===== Recorded data =====

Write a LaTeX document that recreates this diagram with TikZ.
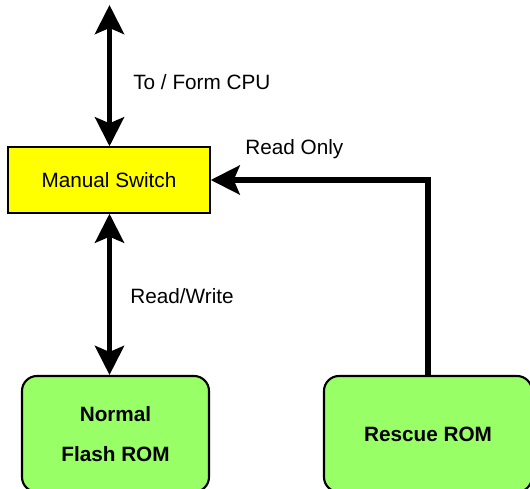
\documentclass[tikz,border=0pt]{standalone}
\usepackage{fontspec}
\setmainfont{Liberation Sans}
\usepackage{xcolor}
\usepackage{tikz}
\usetikzlibrary{arrows.meta,positioning}
\definecolor{swyellow}{RGB}{255,255,0}
\definecolor{romgreen}{RGB}{153,255,102}

\begin{document}
\begin{tikzpicture}[
  font=\fontsize{11.8}{14}\selectfont,
  switchbox/.style={rectangle, draw=black, line width=0.8pt, fill=swyellow,
    minimum width=40.4mm, minimum height=13.2mm, inner sep=2pt},
  rombox/.style={rectangle, rounded corners=3mm, draw=black, line width=1.2pt, fill=romgreen,
    align=center, minimum height=23.2mm, inner sep=2pt, font=\fontsize{11.8}{22.5}\selectfont\bfseries},
  arrow/.style={-{Stealth[length=5.8mm,width=5.8mm,inset=1.2mm]}, line width=3pt, draw=black},
  dblarrow/.style={{Stealth[length=5.8mm,width=5.8mm,inset=1.2mm]}-{Stealth[length=5.8mm,width=5.8mm,inset=1.2mm]}, line width=3pt, draw=black},
  lbl/.style={anchor=west, inner sep=0pt}
]
\useasboundingbox (0,0) rectangle (10.6,-9.76);

\node[switchbox] (switch) at (2.18,-3.6) {Manual Switch};
\node[rombox, minimum width=37.4mm] (normal) at (2.31,-8.68) {Normal\\Flash ROM};
\node[rombox, minimum width=41.6mm] (rescue) at (8.56,-8.68) {Rescue ROM};

\coordinate (cpu) at (2.19,-0.1);
\coordinate (corner) at (rescue.north |- switch.east);

\draw[dblarrow] (cpu) -- (cpu |- switch.north);
\draw[dblarrow] (cpu |- switch.south) -- (cpu |- normal.north);
\draw[arrow] (rescue.north) -- (corner) -- (switch.east);

\node[lbl] (cpulbl) at (2.66,-1.64) {To / Form CPU};
\node[lbl] (rwlbl) at (2.6,-5.92) {Read/Write};
\node[lbl] (rolbl) at (4.9,-2.98) {Read Only};

\end{tikzpicture}
\end{document}
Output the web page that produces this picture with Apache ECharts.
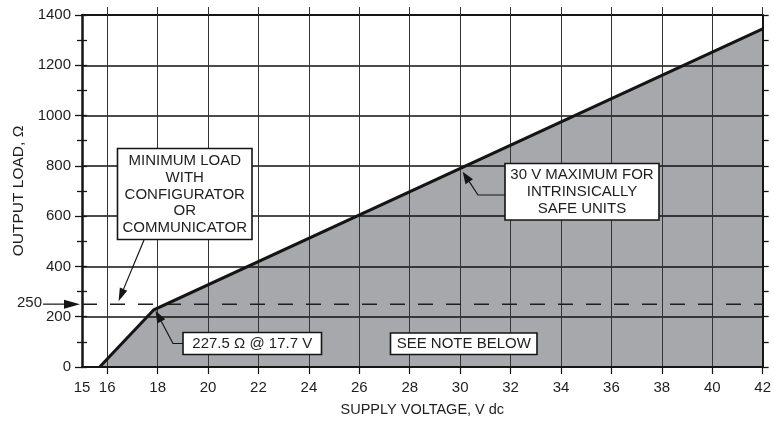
<!DOCTYPE html>
<html><head><meta charset="utf-8">
<script src="https://cdn.jsdelivr.net/npm/echarts@6/dist/echarts.min.js"></script>
<style>html,body{margin:0;padding:0;background:#fff}#c{width:774px;height:422px}</style>
</head><body><div id="c"></div>
<script>
// ---- data ----
const xTickValues = [16,18,20,22,24,26,28,30,32,34,36,38,40,42];
const xLabelValues = [15,16,18,20,22,24,26,28,30,32,34,36,38,40,42];
const yTickValues = [0,200,400,600,800,1000,1200,1400];
const loadCurveV = [15.7, 17.85, 42];
const loadCurveOhm = [0, 227.5, 1345];
const minLoadV = [15, 42];
const minLoadOhm = [250, 250];
const minLoadLabel = '250';
const noteTexts = {
  minLoad: 'MINIMUM LOAD\nWITH\nCONFIGURATOR\nOR\nCOMMUNICATOR',
  knee: '227.5 Ω @ 17.7 V',
  note: 'SEE NOTE BELOW',
  max30: '30 V MAXIMUM FOR\nINTRINSICALLY\nSAFE UNITS'
};
// arrow targets in data units
const arrowTargetsV = {minLoad: 16.45, knee: 17.92, max30: 30.1};
const arrowTargetsOhm = {minLoad: 262, knee: 224, max30: 777};

const FONT = '"Liberation Sans", Arial, Helvetica, sans-serif';
const INK = '#151515';

const curve = loadCurveV.map((v,i)=>[v, loadCurveOhm[i]]);
const minLoad = minLoadV.map((v,i)=>[v, minLoadOhm[i]]);

const chart = echarts.init(document.getElementById('c'), null, {renderer:'canvas'});
const tickLabelStyle = {color:'#1e1e1e', fontSize:15, fontFamily:FONT};
chart.setOption({
  animation:false,
  backgroundColor:'#fff',
  grid:{left:82, right:7, top:15, bottom:52, containLabel:false},
  xAxis:[
    {type:'value', min:15, max:42, interval:1, position:'bottom', z:3,
     axisLine:{show:true, onZero:false, lineStyle:{color:INK, width:2}},
     axisTick:{show:true, customValues:xTickValues, length:7, lineStyle:{color:INK, width:1.2}},
     axisLabel:{customValues:xLabelValues, formatter:v=>String(v), margin:13, ...tickLabelStyle},
     splitLine:{show:true, lineStyle:{color:'#333', width:1}},
     name:'SUPPLY VOLTAGE, V dc', nameLocation:'middle', nameGap:35,
     nameTextStyle:{color:'#1e1e1e', fontSize:14.5, fontFamily:FONT}},
    {type:'value', min:15, max:42, interval:1, position:'top', z:3,
     axisLine:{show:true, onZero:false, lineStyle:{color:INK, width:2}},
     axisTick:{show:true, customValues:xTickValues, length:8, lineStyle:{color:'#333', width:1}},
     axisLabel:{show:false}, splitLine:{show:false}}
  ],
  yAxis:[
    {type:'value', min:0, max:1400, interval:200, position:'left', z:3,
     axisLine:{show:true, onZero:false, lineStyle:{color:INK, width:2.5}},
     axisTick:{show:true, length:7, lineStyle:{color:INK, width:1.3}},
     minorTick:{show:true, splitNumber:2, length:5, lineStyle:{color:INK, width:1.3}},
     axisLabel:{customValues:yTickValues, formatter:v=>String(v), margin:11, ...tickLabelStyle},
     splitLine:{show:true, lineStyle:{color:'#111', width:1.5}},
     name:'OUTPUT LOAD, Ω', nameLocation:'middle', nameGap:48, nameRotate:90,
     nameTextStyle:{color:'#1e1e1e', fontSize:15.5, fontFamily:FONT}},
    {type:'value', min:0, max:1400, interval:100, position:'left', z:3,
     axisLine:{show:false}, axisTick:{show:true, inside:true, length:5, lineStyle:{color:INK, width:1.3}},
     axisLabel:{show:false}, splitLine:{show:false}},
    {type:'value', min:0, max:1400, interval:100, position:'right', z:3,
     axisLine:{show:true, onZero:false, lineStyle:{color:INK, width:2}},
     axisTick:{show:true, length:6, lineStyle:{color:INK, width:1.3}},
     axisLabel:{show:false}, splitLine:{show:false}}
  ],
  series:[
    {type:'line', data:curve, symbol:'none', silent:true, z:1,
     lineStyle:{width:0}, areaStyle:{color:'#a7a8ab', opacity:1}},
    {type:'line', data:minLoad, symbol:'none', silent:true, z:4,
     lineStyle:{color:'#1e1e1e', width:1.5, type:[15,13]}},
    {type:'line', data:curve, symbol:'none', silent:true, z:5,
     lineStyle:{color:INK, width:3, join:'miter'}}
  ]
});

function px(v, o){ return chart.convertToPixel({xAxisIndex:0, yAxisIndex:0}, [v, o]); }

function arrow(pts, L, W){
  const T = pts[pts.length-1], P = pts[pts.length-2];
  const dx = T[0]-P[0], dy = T[1]-P[1], len = Math.hypot(dx,dy);
  const ux = dx/len, uy = dy/len, nx = -uy, ny = ux;
  const B = [T[0]-ux*L, T[1]-uy*L];
  const line = pts.slice(0,-1).concat([B]);
  return [
    {type:'polyline', z:10, shape:{points:line}, style:{stroke:INK, lineWidth:1.2, fill:null}},
    {type:'polygon', z:10, shape:{points:[T, [B[0]+nx*W, B[1]+ny*W], [B[0]-nx*W, B[1]-ny*W]]}, style:{fill:INK}}
  ];
}
function box(x, y, w, h, text, lh){
  return [
    {type:'rect', z:10, shape:{x:x, y:y, width:w, height:h}, style:{fill:'#fff', stroke:INK, lineWidth:1.6}},
    {type:'text', z:11, x:x+w/2, y:y+h/2+0.5, style:{text:text, fill:'#1e1e1e', font:'15px '+FONT, align:'center', verticalAlign:'middle', lineHeight:lh}}
  ];
}

const axisX = px(15, 0)[0];
const y250 = px(15, minLoadOhm[0])[1];
const tMin = px(arrowTargetsV.minLoad, arrowTargetsOhm.minLoad);
const tKnee = px(arrowTargetsV.knee, arrowTargetsOhm.knee);
const tMax = px(arrowTargetsV.max30, arrowTargetsOhm.max30);

const els = [].concat(
  arrow([[144,240], tMin], 13, 4),
  arrow([[183,343.5],[173,343.5], tKnee], 12, 4.5),
  arrow([[505,195],[478,195], tMax], 12, 4.5),
  arrow([[axisX-39, y250],[axisX-2, y250]], 16, 4.5),
  box(117.5, 148.5, 134.5, 91, noteTexts.minLoad, 16.6),
  box(183, 332.5, 138.5, 22, noteTexts.knee, 17),
  box(390.5, 333, 146.5, 21.5, noteTexts.note, 17),
  box(505, 163.5, 154, 56.5, noteTexts.max30, 17),
  [{type:'text', z:11, x:axisX-40, y:y250-1, style:{text:minLoadLabel, fill:'#1e1e1e', font:'15px '+FONT, align:'right', verticalAlign:'middle'}}]
);
chart.setOption({graphic:{elements:els}});
</script>
</body></html>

=====

Directive:
Stop after the line containing "(rescue.north |- switch.east);": copy the records exactly from the first line up to there, leaving pictures out.

Complete output:
Write a LaTeX document that recreates this diagram with TikZ.
\documentclass[tikz,border=0pt]{standalone}
\usepackage{fontspec}
\setmainfont{Liberation Sans}
\usepackage{xcolor}
\usepackage{tikz}
\usetikzlibrary{arrows.meta,positioning}
\definecolor{swyellow}{RGB}{255,255,0}
\definecolor{romgreen}{RGB}{153,255,102}

\begin{document}
\begin{tikzpicture}[
  font=\fontsize{11.8}{14}\selectfont,
  switchbox/.style={rectangle, draw=black, line width=0.8pt, fill=swyellow,
    minimum width=40.4mm, minimum height=13.2mm, inner sep=2pt},
  rombox/.style={rectangle, rounded corners=3mm, draw=black, line width=1.2pt, fill=romgreen,
    align=center, minimum height=23.2mm, inner sep=2pt, font=\fontsize{11.8}{22.5}\selectfont\bfseries},
  arrow/.style={-{Stealth[length=5.8mm,width=5.8mm,inset=1.2mm]}, line width=3pt, draw=black},
  dblarrow/.style={{Stealth[length=5.8mm,width=5.8mm,inset=1.2mm]}-{Stealth[length=5.8mm,width=5.8mm,inset=1.2mm]}, line width=3pt, draw=black},
  lbl/.style={anchor=west, inner sep=0pt}
]
\useasboundingbox (0,0) rectangle (10.6,-9.76);

\node[switchbox] (switch) at (2.18,-3.6) {Manual Switch};
\node[rombox, minimum width=37.4mm] (normal) at (2.31,-8.68) {Normal\\Flash ROM};
\node[rombox, minimum width=41.6mm] (rescue) at (8.56,-8.68) {Rescue ROM};

\coordinate (cpu) at (2.19,-0.1);
\coordinate (corner) at (rescue.north |- switch.east);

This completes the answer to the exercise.